Tantangan #28harimenulistentangcinta saya katanya bikin beberapa teman kena baper akut 😀 Jadi, kali ini saya mau cerita tentang kawan saya aja deh. Cowok pinter, berpenampilan dan berperilaku baik, lulusan luar negeri, berkarier bagus dan… masih jomblo. 🙂
Dua siang yang lalu saya ketemuan dengan kawan lama itu. Di usia jelang empat puluh, ia sangat menikmati kehidupan membujangnya, dan tak peduli ketika banyak yang mengingatkan bahwa secara konstruksi sosial semestinya ia sudah menikah dan beranak.
Saya dan dia membahas masalah konstruksi sosial ini. Ia menceritakan pada saya mengenai sebuah survei yang hasilnya dipublikasi dalam buku berjudul “So Why Have You Never Been Married? – Ten Insights into Why He Hasn’t Wed.” Saya belum pernah baca bukunya sih, jadi saya cuma bisa mendengarkan analisisnya.
Intinya buku itu ditulis agar bisa memberi pemahaman, khususnya buat pembaca perempuan, mengapa banyak lelaki sukses dan pintar (seperti kawan itu) lebih suka memilih tidak menikah. Kesimpulannya, para lelaki itu bukan takut pada perkawinan. Mereka takut dengan perkawinan yang gagal. Juga, sepuluh kali lebih takut buat kawin dengan orang yang salah ketimbang perkawinan itu sendiri.
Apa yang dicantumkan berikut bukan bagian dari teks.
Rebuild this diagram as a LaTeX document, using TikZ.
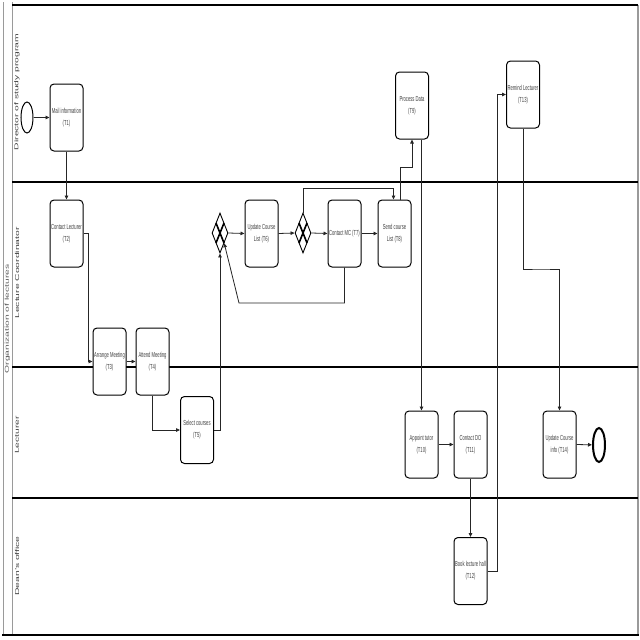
\documentclass[tikz,border=0pt]{standalone}
\usepackage{fontspec}
\setmainfont{Liberation Sans}
\usetikzlibrary{shapes.geometric,arrows.meta,calc}
\newcommand{\sqz}[1]{\scalebox{0.57}[1]{#1}}
\newcommand{\lbl}[1]{\scalebox{1}[0.55]{#1}}
\definecolor{poolgray}{HTML}{9A9A9A}
\definecolor{txtgray}{HTML}{404040}
\begin{document}
\begin{tikzpicture}[x=1pt,y=-1pt,
  task/.style={draw=black, line width=1pt, rounded corners=4pt, fill=white, minimum width=33pt, minimum height=67pt, inner sep=0pt, align=center, font=\fontsize{7.3}{12}\selectfont, text=txtgray},
  gate/.style={draw=black, line width=0.9pt, diamond, minimum width=16pt, minimum height=40pt, inner sep=0pt, fill=white},
  gx/.style={draw=black, line width=1.6pt},
  flow/.style={draw=black!85, line width=0.8pt, -{Triangle[length=4pt,width=3.5pt]}},
  sep/.style={draw=black, line width=1.3pt},
  lanelbl/.style={rotate=90, font=\fontsize{10.3}{12}\selectfont, text=txtgray, inner sep=0pt}
]
\useasboundingbox (0,0) rectangle (640,640);
\fill[white] (0,0) rectangle (640,640);
% pool and lanes
\draw[poolgray, line width=0.9pt] (3,2) -- (3,635);
\draw[poolgray, line width=0.9pt] (12,2) -- (12,635);
\draw[poolgray, line width=1.2pt] (638,5) -- (638,635);
\draw[sep, line width=1.6pt] (12,5) -- (638,5);
\draw[sep, line width=1.6pt] (2,635) -- (639,635);
\draw[sep] (12,182) -- (638,182);
\draw[sep] (12,367) -- (638,367);
\draw[sep] (12,498) -- (638,498);
\node[lanelbl, text=poolgray!60!black] (pool) at (7.5,319) {\lbl{Organization of lectures}};
\node[lanelbl] (lane1) at (17,92) {\lbl{Director of study program}};
\node[lanelbl] (lane2) at (17,273) {\lbl{Lecture Coordinator}};
\node[lanelbl] (lane3) at (17,435) {\lbl{Lecturer}};
\node[lanelbl] (lane4) at (17,566) {\lbl{Dean's office}};
% events
\node[draw, ellipse, minimum width=12pt, minimum height=31pt, inner sep=0pt, line width=1pt, fill=white] (start) at (27,117.5) {};
\node[draw, ellipse, minimum width=12pt, minimum height=34pt, inner sep=0pt, line width=2pt, fill=white] (end) at (599,445) {};
% tasks
\node[task] (T1) at (66.5,117.5) {\sqz{Mail information}\\\sqz{(T1)}};
\node[task] (T2) at (66.5,233.5) {\sqz{Contact Lecturer}\\\sqz{(T2)}};
\node[task] (T3) at (109.5,361.5) {\sqz{Arrange Meeting}\\\sqz{(T3)}};
\node[task] (T4) at (152.5,361.5) {\sqz{Attend Meeting}\\\sqz{(T4)}};
\node[task] (T5) at (197,430) {\sqz{Select courses}\\\sqz{(T5)}};
\node[task] (T6) at (261.5,233.5) {\sqz{Update Course}\\\sqz{List (T6)}};
\node[task] (T7) at (344.5,233.5) {\sqz{Contact MC (T7)}};
\node[task] (T8) at (394.5,233.5) {\sqz{Send course}\\\sqz{List (T8)}};
\node[task] (T9) at (412,105.5) {\sqz{Process Data}\\\sqz{(T9)}};
\node[task] (T10) at (421.5,444.5) {\sqz{Appoint tutor}\\\sqz{(T10)}};
\node[task] (T11) at (470.5,444.5) {\sqz{Contact DO}\\\sqz{(T11)}};
\node[task] (T12) at (470.5,571) {\sqz{Book lecture hall}\\\sqz{(T12)}};
\node[task] (T13) at (523,94.5) {\sqz{Remind Lecturer}\\\sqz{(T13)}};
\node[task] (T14) at (559.5,444.5) {\sqz{Update Course}\\\sqz{info (T14)}};
% gateways
\node[gate] (G1) at (220,233) {};
\node[gate] (G2) at (303,233) {};
\foreach \g in {G1,G2}{
  \draw[gx] ($(\g.center)+(-4,-10)$) -- ($(\g.center)+(4,10)$);
  \draw[gx] ($(\g.center)+(-4,10)$) -- ($(\g.center)+(4,-10)$);
}
% helper coordinates
\coordinate (g1se) at ($(G1.east)!0.5!(G1.south)$);
\coordinate (b7) at (239,303);
\coordinate (m14) at (541,269);
% connectors
\draw[flow] (start) -- (T1);
\draw[flow] (T1.south) -- (T2.north);
\draw[flow] (T2.east) -- ++(5,0) |- (T3.west);
\draw[flow] (T3.east) -- (T4.west);
\draw[flow] (T4.south) |- (T5.west);
\draw[flow] (T5.east) -| (G1.south);
\draw[flow] (G1.east) -- (T6.west);
\draw[flow] (T6.east) -- (G2.west);
\draw[flow] (G2.east) -- (T7.west);
\draw[flow] (T7.east) -- (T8.west);
\draw[flow] (G2.north) -- ++(0,-24) -| ($(T8.north)+(-1,0)$);
\draw[flow] (T7.south) |- (b7) -- (g1se);
\draw[flow] ($(T8.north)+(5.5,0)$) -- ++(0,-32) -| (T9.south);
\draw[flow] ($(T9.south)+(9.5,0)$) -- (T10.north);
\draw[flow] (T10.east) -- (T11.west);
\draw[flow] (T11.south) -- (T12.north);
\draw[flow] (T12.east) -- ++(10,0) |- (T13.west);
\draw[flow] (T13.south) |- (m14) -| (T14.north);
\draw[flow] (T14.east) -- (end);
\end{tikzpicture}
\end{document}
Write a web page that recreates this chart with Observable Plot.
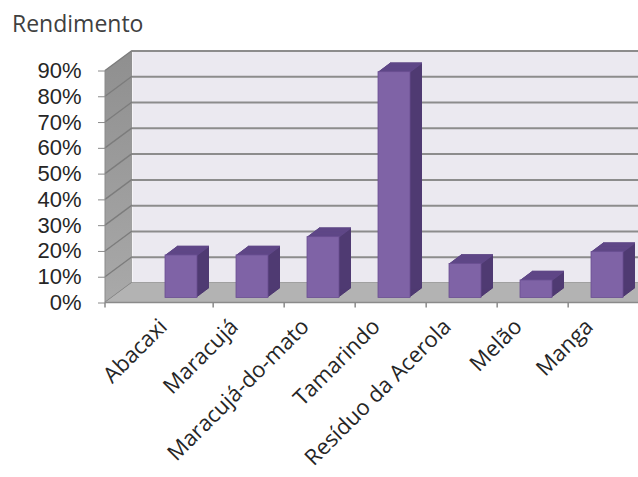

Saya kira situasinya di sini mungkin berbeda, tapi memang saat ini makin banyak orang menunda perkawinan dan menyebutnya sebagai pilihan hidup. Barangkali ini sebuah tren, sebab ia dibawa oleh contoh dari lingkungan sekitar dan juga banyaknya perceraian selebriti yang dipublikasi di infotainment.
Hal begitu barangkali lantas membikin mereka menyimpulkan bahwa perkawinan mirip permainan judi. Mungkin kalah, mungkin menang. Sebab kita tak pernah tahu angka berapa yang akan keluar dari dadu yang dilemparkan.
Kebanyakan rekan lelaki saya yang menjomblo akan menjawab, “Ah…saya cuma belum siap, kok.” Dan buat saya pernyataan “siap” itu terlalu ambigu. Siap yang bagaimana? Punya rumah, tabungan atau siap mengambil keputusan? Jangan-jangan mereka melihat perkawinan sebagai lembaga pemasungan kebebasan. Duh!
Dengan sok tahu, saya bisa saja bilang ke mereka bahwa perkawinan adalah penyeimbang kehidupan. Saya juga bisa saja menasehati bahwa kegagalan perkawinan bukan bencana permanen sehingga tak perlu ditakuti.
Namun itu sama saja menunjukkan bahwa saya adalah si naif yang suka memberi penilaian. Makanya, saya lebih suka meledek mereka “Jadi, bertahun-tahun cuma dipakai pipis, nih? Nggak rugi?”
Pada ledekan sok eufimis itu, kawan tadi menyanggah: “Ah, kamu aja yang kurang fantasi, Trid. Seks kan nggak identik dengan pernikahan, lagian siapa bilang orang yang menikah tidak akan bersetubuh dengan yang bukan pasangannya? Nggak ada yg abadi di dunia ini, Neng” katanya sambil menoyor jidat saya.
Saya cuma diam. Kalah telak oleh argumennya.